Parks became a symbol of the fight for African-American equality on December 1st, 1955. Then a 42-year-old seamstress in Montgomery Alabama, she refused to move to the "Negro" section at the back of a public bus, but steadfastly sat among the white people at the front. She was arrested and convicted of Disorderly Conduct.
The next day, around fifty leaders of the Black community, lead by one Rev Martin Luther King Jr, came together and discussed the case, which resulted in a complete boycott of the Montgomery Bus system by African-Americans. For over a year, black people refused to board public buses, throwing the public transport system into disarray until the segregation laws were eventuially overturned 381 days later. In 1956, the US Supreme Court finally ruled that public transport segregation laws were unconstitutional.

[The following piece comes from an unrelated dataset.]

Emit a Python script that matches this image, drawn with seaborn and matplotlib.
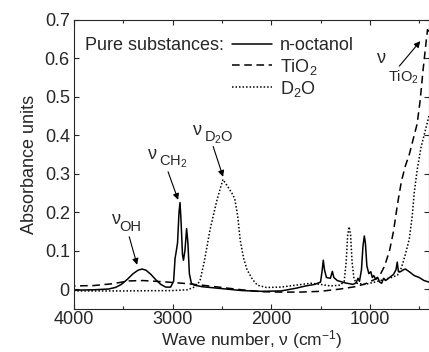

For many of us, it is impossible to really imagine a life of legalised segregation and vilification based on race ~ at least not on the scale of early-20th-Century USA, or South African Apartheid. Mercifully, much has changed in the intervening years. American "Jim Crow" laws are an injustice confined to the history books, while we watch South Africa progressively becoming accepted back into the global community.
But it would be naïve in the extreme to believe that such segregations have vanished entirely. It may no longer be written in the law, but inequality and injustice are still rife within the US (as became tragically apparent in the aftermath of Hurricaine Katrina), and indeed all over the world. Here in Australia, with mandatory detention for assylum seekers and the apalling state of Aboriginal welfare, true equality is still a distant hope. As the diverse people of the human race become increasingly intertwined, there will always be prejudice and oppression in infinite guises, whether on the basis of race, religion, gender or lifestyle. That, unfortunately seems to be a reality of the world.
However, as Rosa Parks' story shows, to make a difference does not require aggressive action or the blind hatred of violent vengeance. A simple act of quiet defiance can make all the difference. Sometimes all it takes is one person to stand up - or, indeed, to keep her seat - and demand to be recognised as a human being, worthy of rights and respect.